I’ve really valued having my ‘library’ to hand. Ominously positioned to loom over my desk in shelves to the ceiling, I still refer back to learning design books for a sense check and to remind myself of why I adopt certain approaches. Particularly working in isolation, I am missing the short passing chat with a colleague about an idea, and so revisiting and re-evaluating ideas from the textbooks has been useful.

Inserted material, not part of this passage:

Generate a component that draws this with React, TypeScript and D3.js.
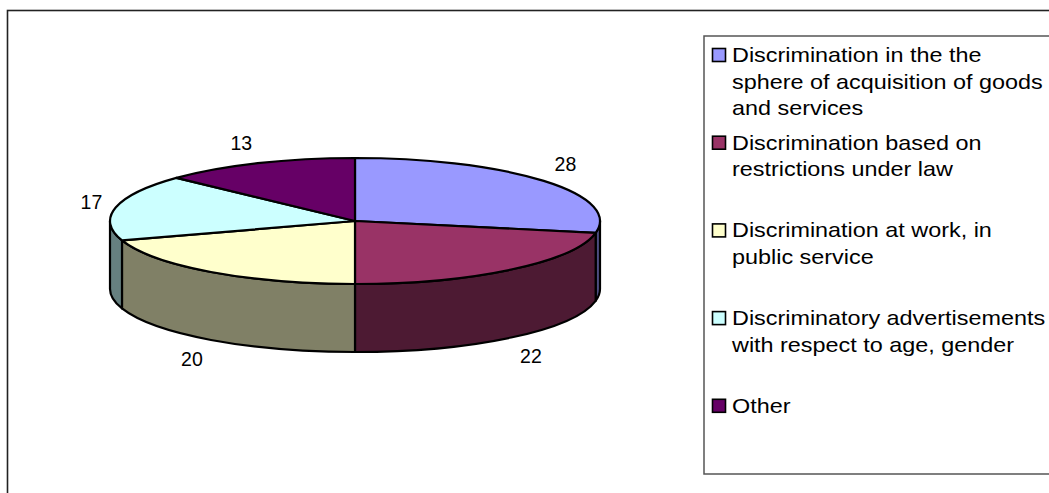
import React from "react";
import * as d3 from "d3";

const categories = [
  "Discrimination in the the sphere of acquisition of goods and services",
  "Discrimination based on restrictions under law",
  "Discrimination at work, in public service",
  "Discriminatory advertisements with respect to age, gender",
  "Other",
];
const legendLines = [
  ["Discrimination in the the", "sphere of acquisition of goods", "and services"],
  ["Discrimination based on", "restrictions under law"],
  ["Discrimination at work, in", "public service"],
  ["Discriminatory advertisements", "with respect to age, gender"],
  ["Other"],
];
const values = [28, 22, 20, 17, 13];
const topColors = ["#9999FF", "#993366", "#FFFFCC", "#CCFFFF", "#660066"];
const sideColors = ["#4D4D80", "#4D1A33", "#808066", "#668080", "#330033"];

const FONT = "'Liberation Sans', Arial, Helvetica, sans-serif";

export default function App() {
  const W = 1049;
  const H = 493;
  const cx = 355;
  const cy = 221;
  const rx = 245;
  const ry = 63;
  const depth = 68;

  const pie = d3.pie<number>().sort(null).startAngle(0).endAngle(2 * Math.PI);
  const arcs = pie(values);

  const px = (a: number) => cx + rx * Math.sin(a);
  const py = (a: number) => cy - ry * Math.cos(a);

  const topPath = (s: number, e: number) => {
    const large = e - s > Math.PI ? 1 : 0;
    return `M${cx},${cy}L${px(s)},${py(s)}A${rx},${ry} 0 ${large} 1 ${px(e)},${py(e)}Z`;
  };

  const sidePath = (s: number, e: number) => {
    const a = Math.max(s, Math.PI / 2);
    const b = Math.min(e, (3 * Math.PI) / 2);
    if (b <= a) return null;
    return `M${px(a)},${py(a)}A${rx},${ry} 0 0 1 ${px(b)},${py(b)}L${px(b)},${py(b) + depth}A${rx},${ry} 0 0 0 ${px(a)},${py(a) + depth}Z`;
  };

  const labelFs = 19.5;
  const gap = 14;
  const boxH = 15;

  const legendX = 704;
  const legendY = 36;
  const itemStart = 62;
  const itemStep = 87.7;
  const lineH = 26.7;

  return (
    <svg
      width={W}
      height={H}
      style={{ position: "fixed", left: 0, top: 0, background: "#fff" }}
      fontFamily={FONT}
    >
      <rect x={7.5} y={10.5} width={W + 20} height={H + 20} fill="#fff" stroke="#222" strokeWidth={1.6} />
      {arcs.map((d, i) => {
        const p = sidePath(d.startAngle, d.endAngle);
        return p ? (
          <path key={"s" + i} d={p} fill={sideColors[i]} stroke="#000" strokeWidth={2.2} strokeLinejoin="round" />
        ) : null;
      })}
      {arcs.map((d, i) => (
        <path key={"t" + i} d={topPath(d.startAngle, d.endAngle)} fill={topColors[i]} stroke="#000" strokeWidth={2.2} strokeLinejoin="round" />
      ))}
      {arcs.map((d, i) => {
        const m = (d.startAngle + d.endAngle) / 2;
        const s = Math.sin(m);
        const c = Math.cos(m);
        const mx = px(m);
        const my = py(m) + (c < 0 ? depth : 0);
        const ax = mx + gap * s;
        const ay = my - gap * c;
        const label = String(values[i]);
        const w = label.length * 0.556 * labelFs;
        const x = ax + Math.sign(s) * (w / 2);
        const y = ay - (boxH / 2) * Math.max(-1, Math.min(1, c * 1.6));
        return (
          <text key={"l" + i} x={x} y={y + 7} textAnchor="middle" fontSize={labelFs} fill="#000">
            {label}
          </text>
        );
      })}
      <rect x={legendX} y={legendY} width={400} height={438} fill="#fff" stroke="#555" strokeWidth={1.5} />
      {categories.map((c, i) => {
        const base = itemStart + i * itemStep;
        return (
          <g key={"g" + i}>
            <rect x={712.5} y={base - 13.5} width={13} height={13} fill={topColors[i]} stroke="#000" strokeWidth={1.6} />
            <g transform={`translate(732,${base}) scale(1.17,1)`}>
              {legendLines[i].map((ln, j) => (
                <text key={j} x={0} y={j * lineH} fontSize={20} fill="#000">
                  {ln}
                </text>
              ))}
            </g>
          </g>
        );
      })}
    </svg>
  );
}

My personal library of education and online learning text books.
My library of sorts

Indeed, communication is far less spontaneous when working at home. We have lost the ‘water cooler moments’. Everything is more scheduled, to talk place in a virtual meeting room, rather than adjacent at desks (and after lock down that may continue with social distancing). I have an organisation that uses Slack, but I find it disruptive. I have turned off email and Slack notifications, the incessant pinging and subsequent judgement whether it’s a priority or not throws my thinking. I’m sure I’m not the only one. Talking through a lightbulb moment in person can be rewarding, especially if you know those around you are in the mode for shared thinking. With everyone working at home, it feels a little more like an interruption, not knowing the status of someone else’s zone of concentration! So, my final key piece of technology is a pen and notebook. Getting thoughts out of my head and onto paper. Whether I do something with them or not, only future posts on this website will tell!